● **TASK STATEMENT**
Everything in the listing except the pictures should be written out exactly.

● **GIVEN INFORMATION**
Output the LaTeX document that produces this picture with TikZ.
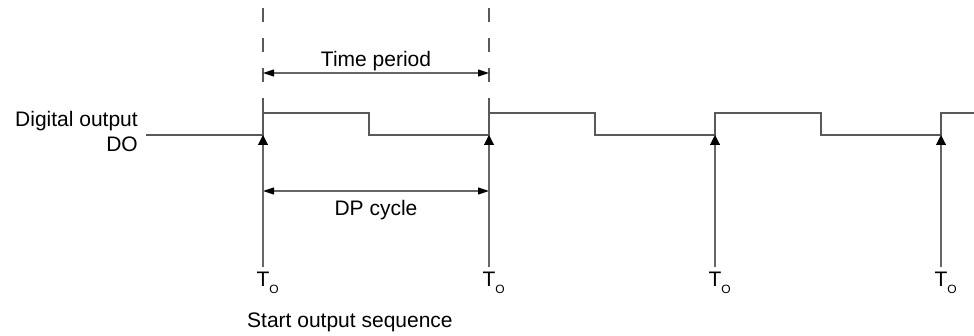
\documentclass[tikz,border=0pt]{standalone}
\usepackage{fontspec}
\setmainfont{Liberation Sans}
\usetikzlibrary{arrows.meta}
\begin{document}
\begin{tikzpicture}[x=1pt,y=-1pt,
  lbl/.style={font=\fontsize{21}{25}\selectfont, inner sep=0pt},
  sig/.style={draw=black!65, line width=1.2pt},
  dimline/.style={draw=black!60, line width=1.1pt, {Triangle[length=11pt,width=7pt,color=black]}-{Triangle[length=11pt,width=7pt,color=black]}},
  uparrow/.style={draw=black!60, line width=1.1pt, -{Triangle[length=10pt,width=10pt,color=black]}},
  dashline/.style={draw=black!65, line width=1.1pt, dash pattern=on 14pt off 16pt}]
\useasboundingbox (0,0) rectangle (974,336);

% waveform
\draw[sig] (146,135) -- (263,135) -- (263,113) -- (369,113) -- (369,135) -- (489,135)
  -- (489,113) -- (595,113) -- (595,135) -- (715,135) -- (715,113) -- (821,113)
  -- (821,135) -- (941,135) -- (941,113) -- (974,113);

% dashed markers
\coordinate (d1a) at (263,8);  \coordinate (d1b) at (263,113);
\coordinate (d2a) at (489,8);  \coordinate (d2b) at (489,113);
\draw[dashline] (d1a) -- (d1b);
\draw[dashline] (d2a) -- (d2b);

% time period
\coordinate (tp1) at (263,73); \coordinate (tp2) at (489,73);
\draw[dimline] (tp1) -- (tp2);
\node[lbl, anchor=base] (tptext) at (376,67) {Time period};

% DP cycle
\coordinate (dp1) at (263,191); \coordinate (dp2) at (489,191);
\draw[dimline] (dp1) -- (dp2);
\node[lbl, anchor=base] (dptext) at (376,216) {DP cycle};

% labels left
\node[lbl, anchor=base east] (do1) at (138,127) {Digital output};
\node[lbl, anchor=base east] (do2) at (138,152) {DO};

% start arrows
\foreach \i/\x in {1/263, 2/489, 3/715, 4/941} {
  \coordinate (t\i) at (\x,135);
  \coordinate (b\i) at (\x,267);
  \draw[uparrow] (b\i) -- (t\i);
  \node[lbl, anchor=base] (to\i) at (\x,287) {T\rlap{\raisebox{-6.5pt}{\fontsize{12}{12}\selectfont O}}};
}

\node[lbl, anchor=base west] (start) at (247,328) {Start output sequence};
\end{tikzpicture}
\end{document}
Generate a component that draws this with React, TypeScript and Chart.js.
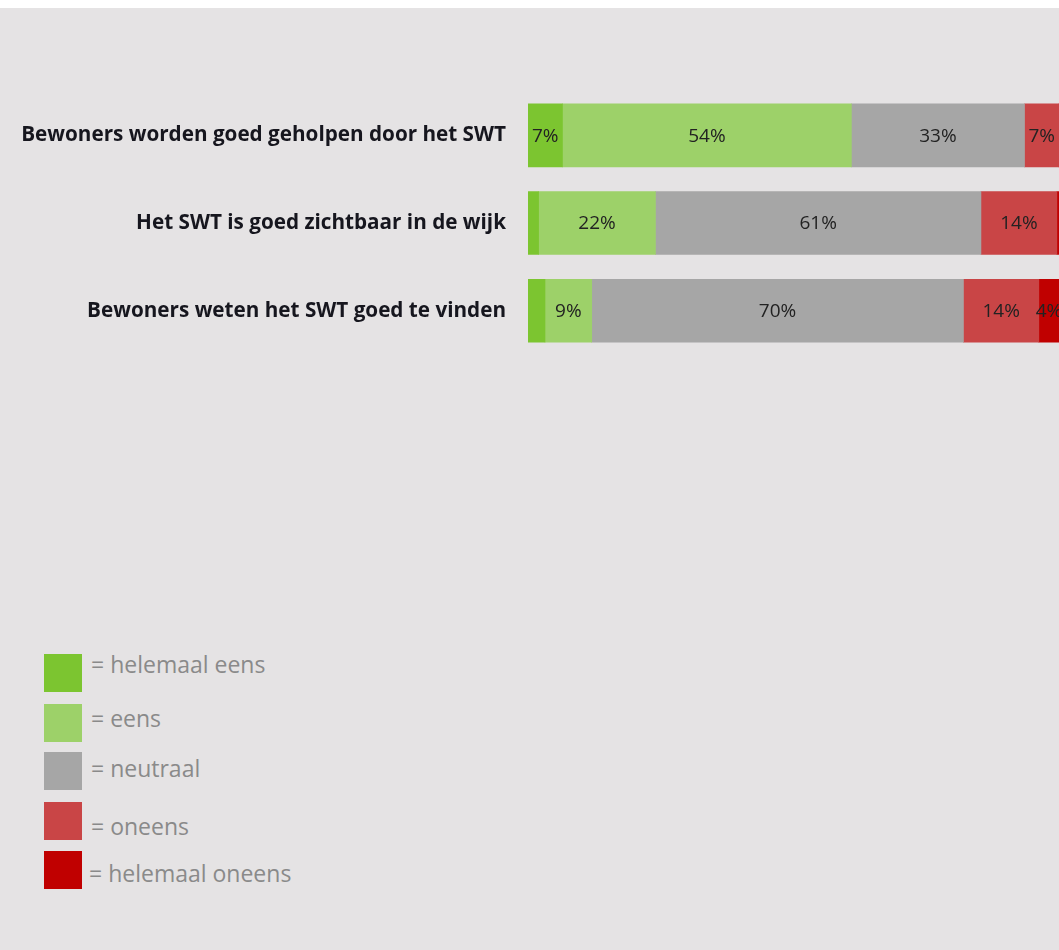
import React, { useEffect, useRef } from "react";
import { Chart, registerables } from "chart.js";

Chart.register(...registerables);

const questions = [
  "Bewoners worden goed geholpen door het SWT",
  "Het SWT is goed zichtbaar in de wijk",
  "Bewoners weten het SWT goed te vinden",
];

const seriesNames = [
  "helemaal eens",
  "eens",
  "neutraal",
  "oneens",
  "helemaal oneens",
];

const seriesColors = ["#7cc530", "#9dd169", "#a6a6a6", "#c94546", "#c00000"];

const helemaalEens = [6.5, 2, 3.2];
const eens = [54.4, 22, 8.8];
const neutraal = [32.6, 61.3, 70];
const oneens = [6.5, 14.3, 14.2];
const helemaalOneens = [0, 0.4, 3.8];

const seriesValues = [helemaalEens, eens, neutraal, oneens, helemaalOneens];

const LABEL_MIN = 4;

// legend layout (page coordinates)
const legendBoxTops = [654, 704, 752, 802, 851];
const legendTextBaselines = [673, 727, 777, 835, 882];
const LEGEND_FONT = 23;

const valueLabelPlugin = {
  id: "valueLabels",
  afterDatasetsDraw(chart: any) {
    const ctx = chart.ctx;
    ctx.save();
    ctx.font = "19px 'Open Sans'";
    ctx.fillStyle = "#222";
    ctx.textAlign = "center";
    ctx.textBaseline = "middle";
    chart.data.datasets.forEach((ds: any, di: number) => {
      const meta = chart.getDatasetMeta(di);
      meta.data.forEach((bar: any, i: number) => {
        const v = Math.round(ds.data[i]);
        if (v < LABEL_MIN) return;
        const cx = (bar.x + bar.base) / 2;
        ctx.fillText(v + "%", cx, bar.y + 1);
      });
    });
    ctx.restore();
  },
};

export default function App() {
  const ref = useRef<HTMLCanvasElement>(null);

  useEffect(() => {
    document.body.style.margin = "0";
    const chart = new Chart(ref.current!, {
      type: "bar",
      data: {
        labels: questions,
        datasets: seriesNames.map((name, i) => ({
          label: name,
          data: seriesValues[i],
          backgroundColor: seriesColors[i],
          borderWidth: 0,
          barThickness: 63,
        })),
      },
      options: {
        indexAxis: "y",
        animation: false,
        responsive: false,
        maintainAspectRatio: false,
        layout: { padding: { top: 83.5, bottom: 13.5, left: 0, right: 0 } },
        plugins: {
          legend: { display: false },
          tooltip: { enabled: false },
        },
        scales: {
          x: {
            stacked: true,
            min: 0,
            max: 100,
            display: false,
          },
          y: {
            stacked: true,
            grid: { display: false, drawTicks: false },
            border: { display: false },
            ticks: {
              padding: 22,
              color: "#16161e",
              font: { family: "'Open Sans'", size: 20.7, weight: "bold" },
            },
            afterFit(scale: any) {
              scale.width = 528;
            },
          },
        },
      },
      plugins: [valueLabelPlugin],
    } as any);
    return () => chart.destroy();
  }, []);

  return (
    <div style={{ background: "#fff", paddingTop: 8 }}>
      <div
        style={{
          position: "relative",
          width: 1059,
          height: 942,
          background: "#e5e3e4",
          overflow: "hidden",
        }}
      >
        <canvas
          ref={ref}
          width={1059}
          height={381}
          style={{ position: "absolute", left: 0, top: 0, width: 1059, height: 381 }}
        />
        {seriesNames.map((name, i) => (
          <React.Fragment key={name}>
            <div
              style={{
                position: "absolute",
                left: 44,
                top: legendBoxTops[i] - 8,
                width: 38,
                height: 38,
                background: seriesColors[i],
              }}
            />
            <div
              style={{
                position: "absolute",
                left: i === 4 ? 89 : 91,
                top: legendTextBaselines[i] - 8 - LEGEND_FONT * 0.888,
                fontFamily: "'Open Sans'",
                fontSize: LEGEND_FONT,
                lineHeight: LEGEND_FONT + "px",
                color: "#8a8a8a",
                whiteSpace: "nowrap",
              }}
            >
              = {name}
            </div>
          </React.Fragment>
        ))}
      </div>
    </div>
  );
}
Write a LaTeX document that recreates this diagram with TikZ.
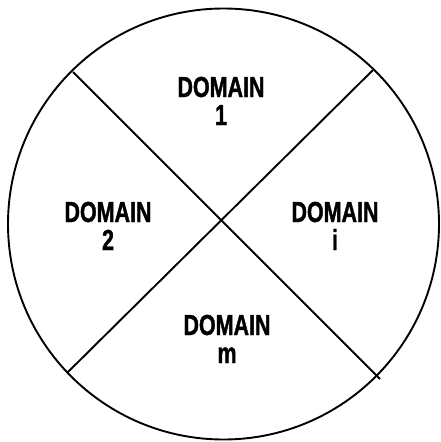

● **SOLUTION TO THE EXERCISE**
Output the LaTeX document that produces this picture with TikZ.
\documentclass[tikz,border=0pt]{standalone}
\usepackage{fontspec}
\setmainfont{Liberation Sans}
\usetikzlibrary{arrows.meta}
\begin{document}
\begin{tikzpicture}[x=1pt,y=-1pt,
  lbl/.style={font=\fontsize{21}{25}\selectfont, inner sep=0pt},
  sig/.style={draw=black!65, line width=1.2pt},
  dimline/.style={draw=black!60, line width=1.1pt, {Triangle[length=11pt,width=7pt,color=black]}-{Triangle[length=11pt,width=7pt,color=black]}},
  uparrow/.style={draw=black!60, line width=1.1pt, -{Triangle[length=10pt,width=10pt,color=black]}},
  dashline/.style={draw=black!65, line width=1.1pt, dash pattern=on 14pt off 16pt}]
\useasboundingbox (0,0) rectangle (974,336);

% waveform
\draw[sig] (146,135) -- (263,135) -- (263,113) -- (369,113) -- (369,135) -- (489,135)
  -- (489,113) -- (595,113) -- (595,135) -- (715,135) -- (715,113) -- (821,113)
  -- (821,135) -- (941,135) -- (941,113) -- (974,113);

% dashed markers
\coordinate (d1a) at (263,8);  \coordinate (d1b) at (263,113);
\coordinate (d2a) at (489,8);  \coordinate (d2b) at (489,113);
\draw[dashline] (d1a) -- (d1b);
\draw[dashline] (d2a) -- (d2b);

% time period
\coordinate (tp1) at (263,73); \coordinate (tp2) at (489,73);
\draw[dimline] (tp1) -- (tp2);
\node[lbl, anchor=base] (tptext) at (376,67) {Time period};

% DP cycle
\coordinate (dp1) at (263,191); \coordinate (dp2) at (489,191);
\draw[dimline] (dp1) -- (dp2);
\node[lbl, anchor=base] (dptext) at (376,216) {DP cycle};

% labels left
\node[lbl, anchor=base east] (do1) at (138,127) {Digital output};
\node[lbl, anchor=base east] (do2) at (138,152) {DO};

% start arrows
\foreach \i/\x in {1/263, 2/489, 3/715, 4/941} {
  \coordinate (t\i) at (\x,135);
  \coordinate (b\i) at (\x,267);
  \draw[uparrow] (b\i) -- (t\i);
  \node[lbl, anchor=base] (to\i) at (\x,287) {T\rlap{\raisebox{-6.5pt}{\fontsize{12}{12}\selectfont O}}};
}

\node[lbl, anchor=base west] (start) at (247,328) {Start output sequence};
\end{tikzpicture}
\end{document}
Generate a component that draws this with React, TypeScript and Chart.js.
import React, { useEffect, useRef } from "react";
import { Chart, registerables } from "chart.js";

Chart.register(...registerables);

const questions = [
  "Bewoners worden goed geholpen door het SWT",
  "Het SWT is goed zichtbaar in de wijk",
  "Bewoners weten het SWT goed te vinden",
];

const seriesNames = [
  "helemaal eens",
  "eens",
  "neutraal",
  "oneens",
  "helemaal oneens",
];

const seriesColors = ["#7cc530", "#9dd169", "#a6a6a6", "#c94546", "#c00000"];

const helemaalEens = [6.5, 2, 3.2];
const eens = [54.4, 22, 8.8];
const neutraal = [32.6, 61.3, 70];
const oneens = [6.5, 14.3, 14.2];
const helemaalOneens = [0, 0.4, 3.8];

const seriesValues = [helemaalEens, eens, neutraal, oneens, helemaalOneens];

const LABEL_MIN = 4;

// legend layout (page coordinates)
const legendBoxTops = [654, 704, 752, 802, 851];
const legendTextBaselines = [673, 727, 777, 835, 882];
const LEGEND_FONT = 23;

const valueLabelPlugin = {
  id: "valueLabels",
  afterDatasetsDraw(chart: any) {
    const ctx = chart.ctx;
    ctx.save();
    ctx.font = "19px 'Open Sans'";
    ctx.fillStyle = "#222";
    ctx.textAlign = "center";
    ctx.textBaseline = "middle";
    chart.data.datasets.forEach((ds: any, di: number) => {
      const meta = chart.getDatasetMeta(di);
      meta.data.forEach((bar: any, i: number) => {
        const v = Math.round(ds.data[i]);
        if (v < LABEL_MIN) return;
        const cx = (bar.x + bar.base) / 2;
        ctx.fillText(v + "%", cx, bar.y + 1);
      });
    });
    ctx.restore();
  },
};

export default function App() {
  const ref = useRef<HTMLCanvasElement>(null);

  useEffect(() => {
    document.body.style.margin = "0";
    const chart = new Chart(ref.current!, {
      type: "bar",
      data: {
        labels: questions,
        datasets: seriesNames.map((name, i) => ({
          label: name,
          data: seriesValues[i],
          backgroundColor: seriesColors[i],
          borderWidth: 0,
          barThickness: 63,
        })),
      },
      options: {
        indexAxis: "y",
        animation: false,
        responsive: false,
        maintainAspectRatio: false,
        layout: { padding: { top: 83.5, bottom: 13.5, left: 0, right: 0 } },
        plugins: {
          legend: { display: false },
          tooltip: { enabled: false },
        },
        scales: {
          x: {
            stacked: true,
            min: 0,
            max: 100,
            display: false,
          },
          y: {
            stacked: true,
            grid: { display: false, drawTicks: false },
            border: { display: false },
            ticks: {
              padding: 22,
              color: "#16161e",
              font: { family: "'Open Sans'", size: 20.7, weight: "bold" },
            },
            afterFit(scale: any) {
              scale.width = 528;
            },
          },
        },
      },
      plugins: [valueLabelPlugin],
    } as any);
    return () => chart.destroy();
  }, []);

  return (
    <div style={{ background: "#fff", paddingTop: 8 }}>
      <div
        style={{
          position: "relative",
          width: 1059,
          height: 942,
          background: "#e5e3e4",
          overflow: "hidden",
        }}
      >
        <canvas
          ref={ref}
          width={1059}
          height={381}
          style={{ position: "absolute", left: 0, top: 0, width: 1059, height: 381 }}
        />
        {seriesNames.map((name, i) => (
          <React.Fragment key={name}>
            <div
              style={{
                position: "absolute",
                left: 44,
                top: legendBoxTops[i] - 8,
                width: 38,
                height: 38,
                background: seriesColors[i],
              }}
            />
            <div
              style={{
                position: "absolute",
                left: i === 4 ? 89 : 91,
                top: legendTextBaselines[i] - 8 - LEGEND_FONT * 0.888,
                fontFamily: "'Open Sans'",
                fontSize: LEGEND_FONT,
                lineHeight: LEGEND_FONT + "px",
                color: "#8a8a8a",
                whiteSpace: "nowrap",
              }}
            >
              = {name}
            </div>
          </React.Fragment>
        ))}
      </div>
    </div>
  );
}
Write a LaTeX document that recreates this diagram with TikZ.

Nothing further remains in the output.